Warum darf die jetzt mit ihren Mädels Pizza essen gehen, während ich wieder mal drei Stunden lang versuchen werde, mein Kind in den Schlaf zu hoppern? Was bildet die sich ein, dass sie mit ihrem Mann gemeinsam ins Kino geht, während ich mich mit meinem zu Hause darüber streite, wer vergessen hat, die Windeln einzukaufen?

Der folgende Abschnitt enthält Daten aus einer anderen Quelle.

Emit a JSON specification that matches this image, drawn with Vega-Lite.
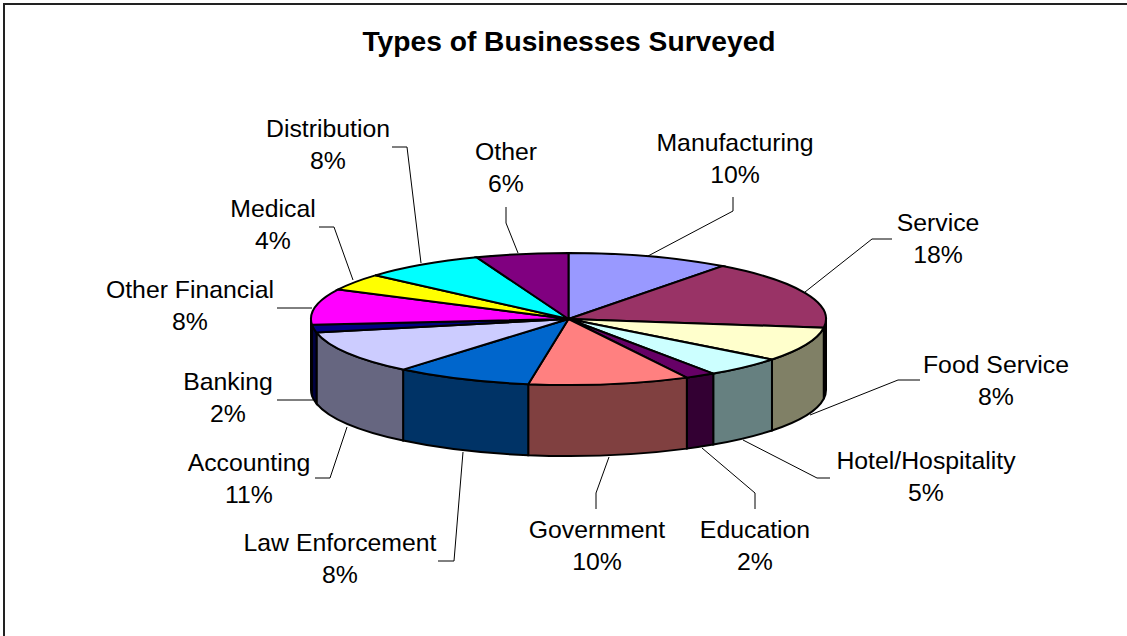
{
"$schema":"https://vega.github.io/schema/vega-lite/v6.json",
"width":1127,"height":636,"padding":0,"autosize":{"type":"none"},
"background":"white",
"config":{"view":{"stroke":null}},
"title":{"text":"Types of Businesses Surveyed","font":"Liberation Sans","fontSize":28.2,"fontWeight":"bold","color":"black","anchor":"middle","dx":5.5,"offset":-57},
"datasets":{
"slices":[
{"seq":1,"name":"Manufacturing","share":10.2},
{"seq":2,"name":"Service","share":16.9},
{"seq":3,"name":"Food Service","share":8.4},
{"seq":4,"name":"Hotel/Hospitality","share":5.0},
{"seq":5,"name":"Education","share":1.9},
{"seq":6,"name":"Government","share":10.1},
{"seq":7,"name":"Law Enforcement","share":8.6},
{"seq":8,"name":"Accounting","share":10.6},
{"seq":9,"name":"Banking","share":1.9},
{"seq":10,"name":"Other Financial","share":8.8},
{"seq":11,"name":"Medical","share":4.1},
{"seq":12,"name":"Distribution","share":7.7},
{"seq":13,"name":"Other","share":5.8}
],
"labels":[
{"name":"Manufacturing","pct":10,"lx":735,"ly":143.5},
{"name":"Service","pct":18,"lx":938,"ly":224},
{"name":"Food Service","pct":8,"lx":996,"ly":366},
{"name":"Hotel/Hospitality","pct":5,"lx":926,"ly":462},
{"name":"Education","pct":2,"lx":755,"ly":531},
{"name":"Government","pct":10,"lx":597,"ly":531},
{"name":"Law Enforcement","pct":8,"lx":340,"ly":544},
{"name":"Accounting","pct":11,"lx":249,"ly":464},
{"name":"Banking","pct":2,"lx":228,"ly":383},
{"name":"Other Financial","pct":8,"lx":190,"ly":291},
{"name":"Medical","pct":4,"lx":273,"ly":210},
{"name":"Distribution","pct":8,"lx":328,"ly":130},
{"name":"Other","pct":6,"lx":506,"ly":153}
],
"leaders":[
{"name":"Manufacturing","i":1,"px":733,"py":197},{"name":"Manufacturing","i":2,"px":733,"py":211},{"name":"Manufacturing","i":3,"px":648,"py":256},
{"name":"Service","i":1,"px":892,"py":239},{"name":"Service","i":2,"px":872,"py":239},{"name":"Service","i":3,"px":805,"py":292},
{"name":"Food Service","i":1,"px":920,"py":380},{"name":"Food Service","i":2,"px":898,"py":380},{"name":"Food Service","i":3,"px":810,"py":415},
{"name":"Hotel/Hospitality","i":1,"px":830,"py":478},{"name":"Hotel/Hospitality","i":2,"px":817,"py":478},{"name":"Hotel/Hospitality","i":3,"px":743,"py":440},
{"name":"Education","i":1,"px":755,"py":509},{"name":"Education","i":2,"px":755,"py":493},{"name":"Education","i":3,"px":702,"py":448},
{"name":"Government","i":1,"px":596,"py":509},{"name":"Government","i":2,"px":596,"py":493},{"name":"Government","i":3,"px":609,"py":457},
{"name":"Law Enforcement","i":1,"px":438,"py":561},{"name":"Law Enforcement","i":2,"px":454,"py":561},{"name":"Law Enforcement","i":3,"px":463,"py":452},
{"name":"Accounting","i":1,"px":315,"py":478},{"name":"Accounting","i":2,"px":330,"py":478},{"name":"Accounting","i":3,"px":347,"py":427},
{"name":"Banking","i":1,"px":277,"py":400},{"name":"Banking","i":2,"px":313,"py":400},
{"name":"Other Financial","i":1,"px":277,"py":308},{"name":"Other Financial","i":2,"px":312,"py":308},
{"name":"Medical","i":1,"px":319,"py":227},{"name":"Medical","i":2,"px":334,"py":227},{"name":"Medical","i":3,"px":353,"py":280},
{"name":"Distribution","i":1,"px":392,"py":147},{"name":"Distribution","i":2,"px":407,"py":147},{"name":"Distribution","i":3,"px":421,"py":263},
{"name":"Other","i":1,"px":506,"py":207},{"name":"Other","i":2,"px":506,"py":223},{"name":"Other","i":3,"px":518,"py":253},
{"name":"frame","i":1,"px":1127,"py":4},{"name":"frame","i":2,"px":4,"py":4},{"name":"frame","i":3,"px":4,"py":636}
]
},
"layer":[
{"data":{"name":"leaders"},
 "mark":{"type":"line","color":"black","strokeWidth":1,"interpolate":"linear"},
 "transform":[{"filter":"datum.name!=='frame'"}],
 "encoding":{
  "x":{"field":"px","type":"quantitative","scale":{"domain":[0,1127],"nice":false,"zero":false},"axis":null},
  "y":{"field":"py","type":"quantitative","scale":{"domain":[0,636],"range":[0,636],"nice":false,"zero":false},"axis":null},
  "detail":{"field":"name"},"order":{"field":"i"}}},
{"data":{"name":"leaders"},
 "mark":{"type":"line","color":"#222222","strokeWidth":2,"interpolate":"linear"},
 "transform":[{"filter":"datum.name==='frame'"}],
 "encoding":{
  "x":{"field":"px","type":"quantitative","scale":{"domain":[0,1127],"nice":false,"zero":false},"axis":null},
  "y":{"field":"py","type":"quantitative","scale":{"domain":[0,636],"range":[0,636],"nice":false,"zero":false},"axis":null},
  "detail":{"field":"name"},"order":{"field":"i"}}},
{"data":{"name":"slices"},
 "transform":[
  {"window":[{"op":"sum","field":"share","as":"cum"}],"sort":[{"field":"seq"}]},
  {"calculate":"clamp(2*PI*(datum.cum-datum.share)/100,PI/2,3*PI/2)","as":"a0"},
  {"calculate":"clamp(2*PI*datum.cum/100,PI/2,3*PI/2)","as":"a1"},
  {"filter":"datum.a1>datum.a0"},
  {"calculate":"round(25750*sin(datum.a0))/100","as":"x0"},
  {"calculate":"round(-6600*cos(datum.a0))/100","as":"y0"},
  {"calculate":"round(25750*sin(datum.a1))/100","as":"x1"},
  {"calculate":"round(-6600*cos(datum.a1))/100","as":"y1"},
  {"calculate":"'M'+datum.x0+','+datum.y0+'A257.5,66 0 0 1 '+datum.x1+','+datum.y1+'L'+datum.x1+','+(datum.y1+71)+'A257.5,66 0 0 0 '+datum.x0+','+(datum.y0+71)+'Z'","as":"path"}
 ],
 "mark":{"type":"point","filled":true,"opacity":1,"stroke":"black","strokeWidth":2,"size":4},
 "encoding":{
  "x":{"datum":568.5,"type":"quantitative","scale":{"domain":[0,1127],"nice":false,"zero":false},"axis":null},
  "y":{"datum":319,"type":"quantitative","scale":{"domain":[0,636],"range":[0,636],"nice":false,"zero":false},"axis":null},
  "shape":{"field":"path","type":"nominal","scale":null,"legend":null},
  "fill":{"field":"name","type":"nominal","legend":null,"scale":{
   "domain":["Service","Food Service","Hotel/Hospitality","Education","Government","Law Enforcement","Accounting","Banking"],
   "range":["#4C1933","#808066","#668080","#330033","#804040","#003366","#666680","#000040"]}}}},
{"data":{"name":"slices"},
 "transform":[
  {"window":[{"op":"sum","field":"share","as":"cum"}],"sort":[{"field":"seq"}]},
  {"calculate":"2*PI*(datum.cum-datum.share)/100","as":"t0"},
  {"calculate":"2*PI*datum.cum/100","as":"t1"},
  {"calculate":"round(25750*sin(datum.t0))/100","as":"x0"},
  {"calculate":"round(-6600*cos(datum.t0))/100","as":"y0"},
  {"calculate":"round(25750*sin(datum.t1))/100","as":"x1"},
  {"calculate":"round(-6600*cos(datum.t1))/100","as":"y1"},
  {"calculate":"'M0,0L'+datum.x0+','+datum.y0+'A257.5,66 0 0 1 '+datum.x1+','+datum.y1+'Z'","as":"path"}
 ],
 "mark":{"type":"point","filled":true,"opacity":1,"stroke":"black","strokeWidth":2,"size":4},
 "encoding":{
  "x":{"datum":568.5,"type":"quantitative","scale":{"domain":[0,1127],"nice":false,"zero":false},"axis":null},
  "y":{"datum":319,"type":"quantitative","scale":{"domain":[0,636],"range":[0,636],"nice":false,"zero":false},"axis":null},
  "shape":{"field":"path","type":"nominal","scale":null,"legend":null},
  "fill":{"field":"name","type":"nominal","legend":null,"scale":{
   "domain":["Manufacturing","Service","Food Service","Hotel/Hospitality","Education","Government","Law Enforcement","Accounting","Banking","Other Financial","Medical","Distribution","Other"],
   "range":["#9999FF","#993366","#FFFFCC","#CCFFFF","#660066","#FF8080","#0066CC","#CCCCFF","#000080","#FF00FF","#FFFF00","#00FFFF","#800080"]}}}},
{"data":{"name":"labels"},
 "transform":[{"calculate":"datum.name+'\\n'+datum.pct+'%'","as":"label"}],
 "mark":{"type":"text","font":"Liberation Sans","fontSize":24.8,"lineBreak":"\n","lineHeight":32,"align":"center","baseline":"middle","color":"black"},
 "encoding":{
  "x":{"field":"lx","type":"quantitative","scale":{"domain":[0,1127],"nice":false,"zero":false},"axis":null},
  "y":{"field":"ly","type":"quantitative","scale":{"domain":[0,636],"range":[0,636],"nice":false,"zero":false},"axis":null},
  "text":{"field":"label"}}}
],
"resolve":{"scale":{"fill":"independent"}}
}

Als Mutter darf man offensichtlich nichts lieber tun, als seine Zeit mit seinem Kind zu verbringen, und das ununterbrochen und zu jeder Tages- und Nachtzeit. Man selber hat keine Bedürfnisse oder Wünsche mehr zu haben, schließlich ist man ja jetzt Mama, und das mit Leib und Seele! Anfangs machte ich mir deswegen selbst die Hölle heiß. Warum hatte ich mich offensichtlich selbst nicht genug im Griff, dass ich meine egoistischen Wünsche für mich selbst nicht abstellen konnte? Warum fand ich es nach einer Woche nonstop Noah nicht toller, mit ihm Bauklötzchen zu spielen, als mich mal für 30 Minuten in die Badewanne zu legen? Irgendwann wurden mir die Selbstvorwürfe Gott sei Dank zu müßig.

Heute nehme ich mir die wenigen Auszeiten, die ich vom Mamasein bekomme, mit Genuss. Ich weiß, dass es Noah bei Papa oder Oma wunderbar geht und er deswegen nicht gleich meint, ich hätte ihn für immer verlassen. Ich habe akzeptiert, dass ich in meinem Leben eben auch noch etwas anderes bin als „nur“ Noahs Mama und mir ruhig auch mal erlauben darf, ohne ihn so etwas wie Spaß zu haben.

Wenn ich dann wieder mal mit meinen Freundinnen auf einen Kaffee war oder eine Nacht durchgeschlafen habe, wenn ich eine Stunde allein shoppen war oder mit meinem Mann auf ein Glas Wein, dann bin ich wieder stärker, fröhlicher und freue mich auf mein Kind. Dann bin ich wieder mehr ich selbst und gleichzeitig mehr Noahs Mama. Wenn mich das zur Rabenmutter macht, dann soll es so sein. Zumindest bin ich dann eine Rabenmutter, die nach Schaumbad und Kaffeehaus duftet.